From Pirate King to real king: The school that helped shape Charles
At a remote Scottish boarding school, King Charles spent his formative years developing a passion for the arts and environment, and according to one letter home a biographer quoted, dealing with bullies and wishing he could go home.
Charles, the new British monarch, was 13 when in May 1962 he began attending Gordonstoun, a private school on the north coast of Scotland where his late father Prince Philip had also studied and wanted his son to go.
"For everybody at Gordonstoun, it's a huge sense of pride to have been the first school to educate an heir to the British throne," current Gordonstoun principal Lisa Kerr told Reuters.
"What's more powerful for us is knowing that many of the attributes which Prince Charles takes forward as monarch were developed here at Gordonstoun."
Earlier generations of British royal children, including Charles' late mother Queen Elizabeth, had been educated by tutors at home.
Charles found aspects of life hard at a school that had rugged practices such as sending pupils on early morning runs followed by a cold shower.
Novelist William Boyd, whose time at the school overlapped with Charles, said the monarch had detested his time there. In a biography to which the now king gave his blessing, Jonathan Dimbleby described the royal's time there as an "incarceration".
"As an adult, the Prince of Wales would insist that the decision to send him to Gordonstoun, which at the time he regarded as a prison sentence', was in fact beneficial, instilling in him the self-discipline sense of responsibility without which he might have 'drifted'," Dimbleby wrote in "The Prince of Wales: A Biography".
According to Dimbleby, Charles once wrote home saying: "The people in my dormitory are foul. They throw slippers all night long or hit me with pillows ... I still wish I could come home."
Charles' son Harry also suggested it had negatively impacted on Charles, talking during a discussion on parenting about "the pain and suffering" his father had suffered.
"I never saw it, I never knew about it, and then suddenly I started to piece it all together and go OK, so this is where he went to school, this is what happened, I know this bit about his life, I also know that is connected to his parents so that means he's treated me the way he was treated," Harry said in a 2021 podcast interview.

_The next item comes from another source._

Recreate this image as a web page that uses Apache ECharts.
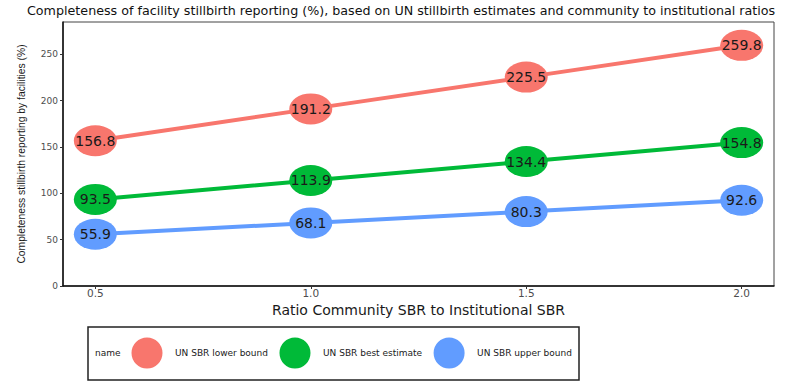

However, Charles himself has suggested his schooling was not as bad as is sometimes portrayed, praising what it taught him.
"I am always astonished by the amount of rot talked about Gordonstoun and the careless use of ancient clichés used to describe it," he told the House of Lords in 1975.
"It was only tough in the sense that it demanded more of you as an individual than most other schools did — either mentally or physically. I am lucky in that I believe it taught me a great deal about myself and my own abilities and disabilities. It taught me to accept challenges and take the initiative."
'Studious young man'
Asked if Charles had been happy, principal Kerr said: "I suppose everyone's schooldays have their ups and downs, and it's probably no surprise that the downs are more interesting from a media perspective.
"But interestingly, Prince Charles himself has said that he's always astonished at the amount of rot talked about Gordonstoun ... in many speeches, he's talked about the really positive impact that his time here had on his life."
Describing him as a "studious young man" who went on to study at Cambridge University, Kerr said Charles, who has visited the school since leaving in 1967, would have mixed with people from a whole range of backgrounds.
She said he had enjoyed music and drama, taking part in a number of school productions.
At the time, Gordonstoun was a boys only school and girls from a nearby high school joined their casts. One of those involved recalls the thrill of being on stage with the heir to the throne.
"Just to be involved in the Gordonstoun production was always exciting ... And then when we discovered that Prince Charles was going to be involved too ... it did make it more exciting," said retired PE teacher Alison Stockley.
"We were quite used to him being up here. He was seen in shops. He was involved in other things in the community ... We knew he was very musical."
Stockley acted alongside Charles in shows including "The Pirates of Penzance", in which Charles played the Pirate King.
"He carried it off very well," she said. "(He was) just one of the boys ... He just joined in as we all did."
Since its foundation in 1934 by German educator Kurt Hahn, Gordonstoun students have got involved with the local community and Charles was a member of the coastguard, where he kept watch along the Moray coast.
The new British king is not the only famous alumnus from the school. Late actor Sean Connery and late singer David Bowie sent their sons to Gordonstoun.